Mitie has reported a strong set of full-year results for the twelve months ended 31 March 2025 showing good progress in the first year of its 2025-2027 Facilities Transformation Plan. Revenue rose 13 per cent year-on-year to £5.1 billion, with 9 per cent organic growth driven by new contracts, pricing, and upsell activity.
Highlights include:
- Record contract awards up 21 per cent to £7.5bn TCV of wins and renewals/extensions (FY24: £6.2bn)
- Record total order book up 35 per cent to £15.4bn (FY24: £11.4bn)
- Record pipeline up 27 per cent to £23.7bn (FY24: £18.6bn)
- Strong free cash flow generation of £143m (FY24: £158m); operating cash flow of £249m (FY24: £228m)
The outsourcing giant has also announced a cash and share offer for Marlowe plc a leading player in the Testing, Inspection and Compliance (TIC) market.
Commenting on the year and the outlook, Phil Bentley, Group Chief Executive, said:
“FY25 was a year of good financial and operational progress for Mitie, as we embarked on our new Three-Year Plan for Facilities Transformation.
“The investments we made in the foundation year of our Plan contributed to the delivery of double-digit revenue and operating profit growth, alongside a return on invested capital that significantly exceeds our weighted average cost of capital. Our divisions all performed well, and I am pleased that following a series of proactive actions our telecoms infrastructure business in Technical Services, which had negatively impacted margins in the year, returned to breakeven in the fourth quarter.
“As part of our new Three-Year Plan, we launched a new corporate narrative and branding alongside a bold social value pledge to uplift one million lives, reflecting our purpose-led commitment to creating ‘Better Places; Thriving Communities’. Mitie colleagues, our growing presence in the Communities we serve, and our technology leadership, are integral to delivery of this commitment. As ever, I am hugely grateful and indebted to all our 76,000 Mitie colleagues who delivered outstanding service to our customers throughout FY25, as reflected in a record Net Promoter Score of +63pts.

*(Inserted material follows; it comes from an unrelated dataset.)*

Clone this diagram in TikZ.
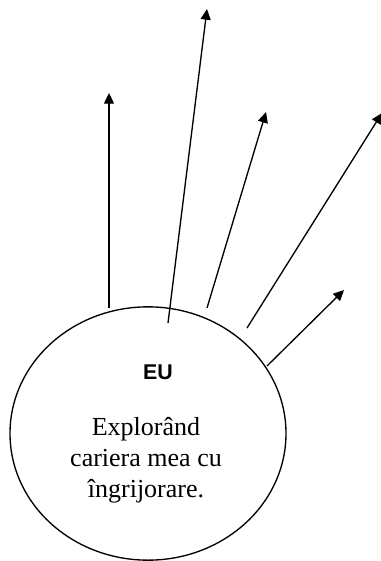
\documentclass[tikz,border=0pt]{standalone}
\usepackage{fontspec}
\setmainfont{Liberation Serif}
\newfontfamily\headfont{Liberation Sans}
\usetikzlibrary{shapes.geometric,arrows.meta}

\tikzset{
  ray/.style={line width=1pt,-{Triangle[length=8pt,width=7.5pt]}},
  lbl/.style={anchor=base,inner sep=0pt,font=\fontsize{19.5}{24}\selectfont}
}

\begin{document}
\begin{tikzpicture}[x=0.75pt,y=-0.75pt]
      \useasboundingbox (0,0) rectangle (380,561);

      \node [draw,ellipse,line width=1pt,inner sep=0pt,
             minimum width=207pt,minimum height=190pt] (eu) at (148,433.5) {};

      \node [anchor=base,inner sep=0pt,font=\headfont\bfseries\fontsize{16}{18}\selectfont] (title) at (158,379) {EU};
      \node [lbl] (line1) at (146,435) {Explorând};
      \node [lbl] (line2) at (146,466) {cariera mea cu};
      \node [lbl] (line3) at (146,497) {îngrijorare.};

      % starts on the circle
      \coordinate (s1) at (109,308);
      \coordinate (s2) at (168,323);
      \coordinate (s3) at (207,308);
      \coordinate (s4) at (247,328);
      \coordinate (s5) at (267,366);

      % arrow tips
      \coordinate (t1) at (109,93);
      \coordinate (t2) at (207,9);
      \coordinate (t3) at (266,112);
      \coordinate (t4) at (382,113);
      \coordinate (t5) at (344,290);

      \draw [ray] (s1) -- (t1);
      \draw [ray] (s2) -- (t2);
      \draw [ray] (s3) -- (t3);
      \draw [ray] (s4) -- (t4);
      \draw [ray] (s5) -- (t5);
    \end{tikzpicture}
\end{document}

“We continue to make good progress with our margin enhancement initiatives, delivering £25m of cost savings in the year. Looking ahead, our estimate of the cost increase from the rise in Employers’ National Insurance Contributions in FY26 is c.£50m (down from an initial estimate of £60m). Contractual recoveries from customers are expected to be at least £35m, with the balance mitigated through new margin enhancement initiatives.
“Our strategic focus on AI and intelligent process automation will contribute to the expected delivery of an operating margin above 5 per cent by FY27, underpinned by higher margin M&A opportunities in our targeted sectors.
“We have entered FY26 with good sales momentum, and a record order book and pipeline of bidding opportunities. With this positive outlook, we have growing confidence in delivering our ambitious Facilities Transformation Three-Year Plan targets and creating increasing value for our stakeholders.”